Foto Tarrenego! |
Um querido amigo pediu-me ajuda para um trabalho que estava a fazer: se eu lhe conseguia "resumir em duas linhas o porquê" da expressão "Com Fafe ninguém fanfe". Ele merecia resposta, porque acamaradou comigo em tantos e tantos dos meus fugitivos regressos à terra, tornando-se, por via disse, um extraordinário fafense amador. E eu resumi assim: "Com Fafe ninguém fanfe" quer dizer, tão-só, com Fafe ninguém se meta. Porque, quem se meter, leva! E tem a sua origem nas lendas da Justiça de Fafe, que muito boa gente confunde, hoje em dia, com fazer justiça pelas próprias mãos. Não é nada disso. A Justiça de Fafe deve ligar-se, antes, à defesa da honra.
Ou por outra. A Justiça de Fafe é a metáfora folclórica de uma gente de paz que não gosta de levar desaforo para casa, ou que costumava não gostar. Nós, os fafenses. Quem se meter com os de Fafe, quem nos ofender de graça, recebe o troco, e que mal tem isso? O resto é treta, mais ou menos erudita. Geralmente menos. Muito boa gente confunde, hoje em dia, este velho sentido de verticalidade com fazer justiça pelas próprias mãos, mas é um engano redondo. A Justiça de Fafe deve ligar-se, antes, à defesa da honra. A coça é semântica.
Isto e mais nada. Nem luta de classes, nem bullying, como se diz agora, nem administração de justiça privada, nem apologia da justiça popular, nem jogo do pau, nem fanfarronice, nem sacholadas, nem pistolas e navalhadas, nem bordoada por dá cá aquele copo, nem ciganos, nem Felizardos, nem Ardegões, nem outros Ardos ou Ões. Tudo equívocos. As lendas têm costas largas, de toda a conveniência para o caso em apreço, mas saber ler antes de escrever e pensar antes de falar também nunca fez mal a ninguém.
E não. O jogo do pau não é "uma das maiores tradições do concelho" de Fafe, como equivocamente se escreve na propaganda autárquica, a mesma que, talvez por anedota, considera "controverso" o nosso verdadeiro ex-líbris, a Justiça de Fafe. O jogo do pau é tão tradição em Fafe como em Lisboa, na Terceira, em Trás-os-Montes, no Ribatejo, na Estremadura, no Algarve ou na Galiza. Sabiam que o "Jogo do Pau de Cabeceiras de Basto" é património cultural imaterial desde 2023? Isso, o jogo do pau de Cabeceiras de Basto.
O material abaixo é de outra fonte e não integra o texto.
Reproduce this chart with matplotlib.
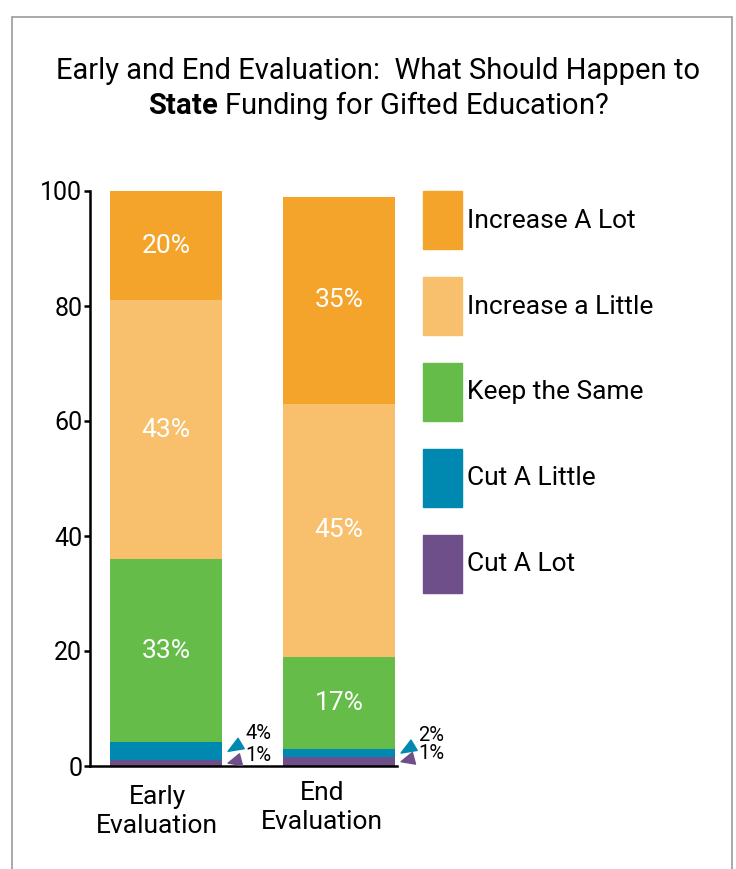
import matplotlib.pyplot as plt
import matplotlib.transforms as mtransforms
from matplotlib.patches import Rectangle, Patch
import numpy as np

plt.rcParams['font.family'] = ['Roboto', 'DejaVu Sans']
plt.rcParams['mathtext.fontset'] = 'custom'
plt.rcParams['mathtext.rm'] = 'Roboto'
plt.rcParams['mathtext.bf'] = 'Roboto:bold'

groups = ["Early\nEvaluation", "End\nEvaluation"]
categories = ["Cut A Lot", "Cut A Little", "Keep the Same", "Increase a Little", "Increase A Lot"]
colors = ["#6F4F8A", "#0089B0", "#66BC48", "#F8C06C", "#F5A42B"]
# segment heights as drawn
early = [1.0, 3.1, 31.9, 45.0, 19.0]
end = [1.5, 1.5, 16.0, 44.0, 36.0]
# printed labels
early_labels = ["1%", "4%", "33%", "43%", "20%"]
end_labels = ["1%", "2%", "17%", "45%", "35%"]

fig = plt.figure(figsize=(7.36, 8.69), dpi=100)
ax = fig.add_axes([90 / 736, 103 / 869, 307 / 736, 575 / 869])

fig.patches.append(Rectangle((12 / 736, -0.1), 720 / 736, 1.1 - 17 / 869,
                             transform=fig.transFigure, fill=False,
                             edgecolor="#9a9a9a", linewidth=1.2))

x = np.arange(len(groups))
width = 0.647
values = np.array([early, end])
labels = [early_labels, end_labels]
bottoms = np.zeros(len(groups))
for i, cat in enumerate(categories):
    h = values[:, i]
    ax.bar(x, h, width, bottom=bottoms, color=colors[i], label=cat, linewidth=0)
    for j in range(len(groups)):
        mid = bottoms[j] + h[j] / 2
        if i >= 2:
            ax.text(x[j], mid, labels[j][i], ha="center", va="center",
                    color="white", fontsize=19)
        else:
            tip = (x[j] + width / 2 + 0.035, mid)
            ax.annotate(labels[j][i], xy=tip, xytext=(17, 18 if i == 1 else 8),
                        textcoords="offset pixels", ha="left", va="center",
                        fontsize=14.5, annotation_clip=False,
                        arrowprops=dict(arrowstyle="wedge,tail_width=0.6",
                                        color=colors[i], shrinkA=1, shrinkB=0))
    bottoms += h

ax.set_xlim(-0.44, 1.335)
ax.set_ylim(0, 100)
ax.set_yticks([0, 20, 40, 60, 80, 100])
ax.set_xticks(x)
ax.set_xticklabels(groups, fontsize=19, linespacing=1.25)
ax.tick_params(axis="x", length=0, pad=14)
ax.tick_params(axis="y", labelsize=18, width=1.8, length=4, pad=1.5)
for s in ["top", "right"]:
    ax.spines[s].set_visible(False)
for s in ["left", "bottom"]:
    ax.spines[s].set_linewidth(1.8)

offsets = [(-9, 0), (-17, 4)]
for lab, (dx, dy) in zip(ax.get_xticklabels(), offsets):
    lab.set_transform(lab.get_transform() +
                      mtransforms.ScaledTranslation(dx / 100, dy / 100, fig.dpi_scale_trans))

handles = [Patch(color=c) for c in colors][::-1]
fig.legend(handles, categories[::-1], loc="upper left",
           bbox_to_anchor=(423 / 736, 1 - 191 / 869), frameon=False,
           fontsize=19, handlelength=1.48, handleheight=3.0,
           labelspacing=1.06, handletextpad=0.18, borderpad=0, borderaxespad=0)

fig.text(0.514, 1 - 71 / 869, "Early and End Evaluation:  What Should Happen to",
         ha="center", va="center", fontsize=21)
fig.text(0.514, 1 - 106 / 869, r"$\bf{State}$ Funding for Gifted Education?",
         ha="center", va="center", fontsize=21)

fig.savefig("out.png", dpi=100)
O jogo do pau é tão tradição em Fafe como a sueca, o futebol ou a malha, o esconde-esconde, o dominó ou a petanca, que se jogam em todo o lado. E que não se pense o contrário: eu gosto do nosso jogo do pau, e conheci e aprendi, sobretudo vida, com grandes "puxadores", veneráveis mestres como o Sr. José do Santo ou o Moleiro do Lombo, mas a verdade é para ser dita.
Não. O jogo do pau não foi inventado em Fafe, não deriva da Justiça de Fafe. Nem a Justiça de Fafe deriva do jogo do pau. A Justiça de Fafe é outra coisa, é lenda, lenda nossa, exclusiva, de honra, insisto, e, bem vistas as coisas, uma das poucas tradições genuínas do concelho de Fafe, que as há, como o nosso falar antigo, inimitável e pitoresco.
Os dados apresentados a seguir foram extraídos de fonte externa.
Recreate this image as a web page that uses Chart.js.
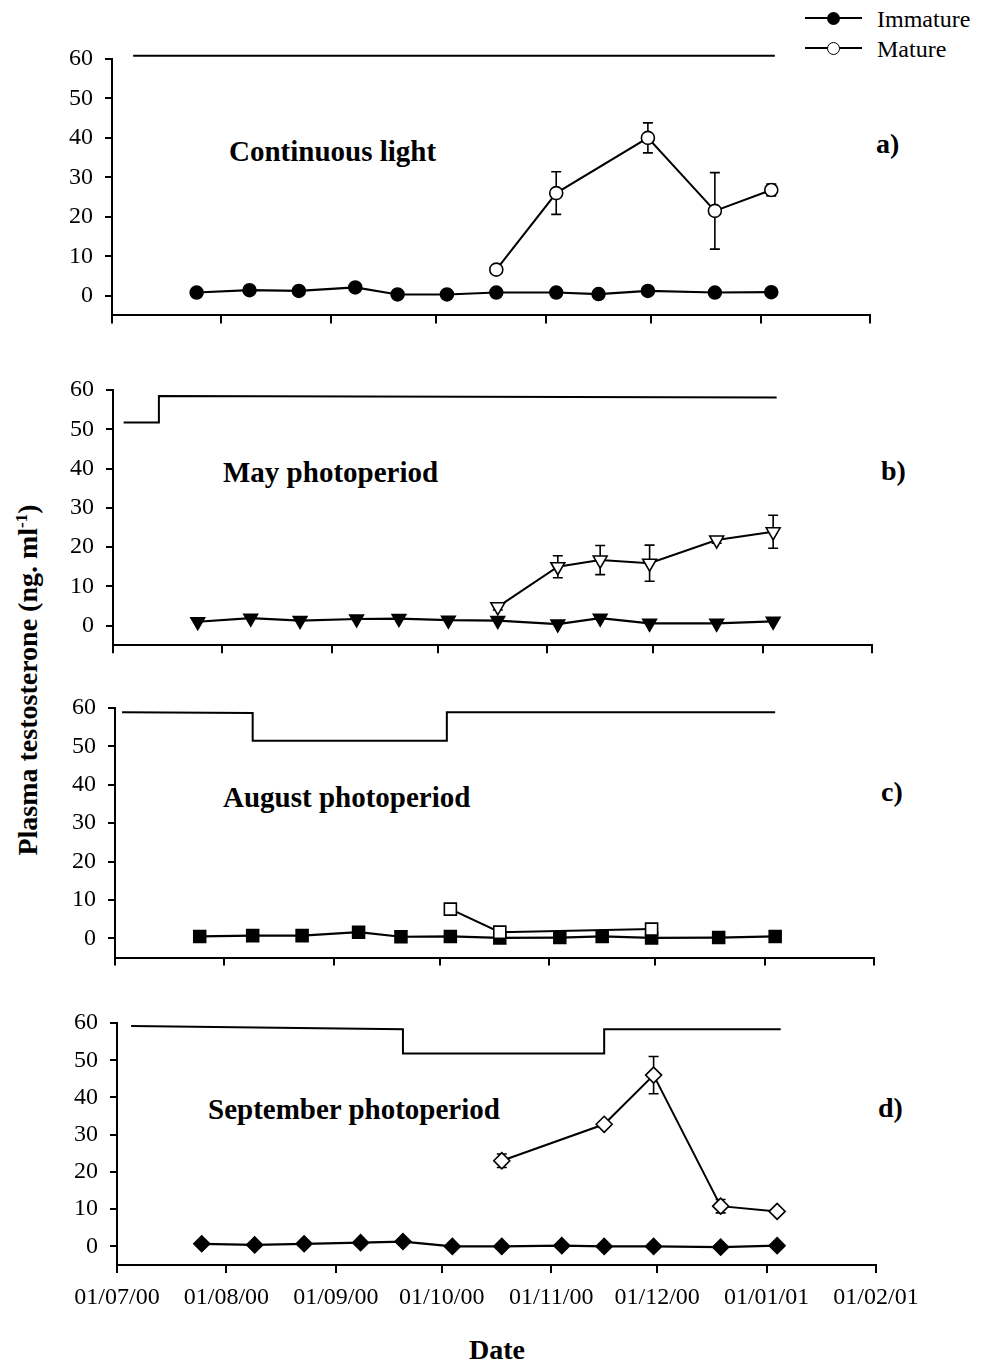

Os reis de Espanha vieram de visita a Portugal e o nosso presidente Marcelo levou-os a Guimarães e à estátua do tratante, do Afonsinho: a Letizia e o Felipe puseram-lhe flores. E eu gostava de ver o mesmo com a nossa Justiça de Fafe. O mesmo, quero dizer, flores, que de reis e presidentes-reis, embora façam um figuraço nas montras da especialidade, passamos muito bem sem eles.
Mas não. Durante anos o monumento à Justiça de Fafe, pelo contrário, foi mantido longe dos olhares forasteiros, escondido, como se tivesse sido feito por engano, como se tivesse nascido com defeito, como se fosse um erro, como se nos envergonhasse. A injustiça foi finalmente remediada, com a nova praça, a aproximação do monumento às pessoas e o sucesso que se sabe. Esbarram-se umas nas outras as iniciativas, apresentações e romarias que ali têm lugar, é ali a nova sala de visitas da cidade, não há viageiro que por lá não passe. De mota, bicicleta, trotinete, patins, carro, camião ou carrinho de rolamentos. Toda a gente tira fotografias com a "estátua" e mete nos facebooks, espero que a autarquia não se lembre de cobrar bilhete. E flores, há-as?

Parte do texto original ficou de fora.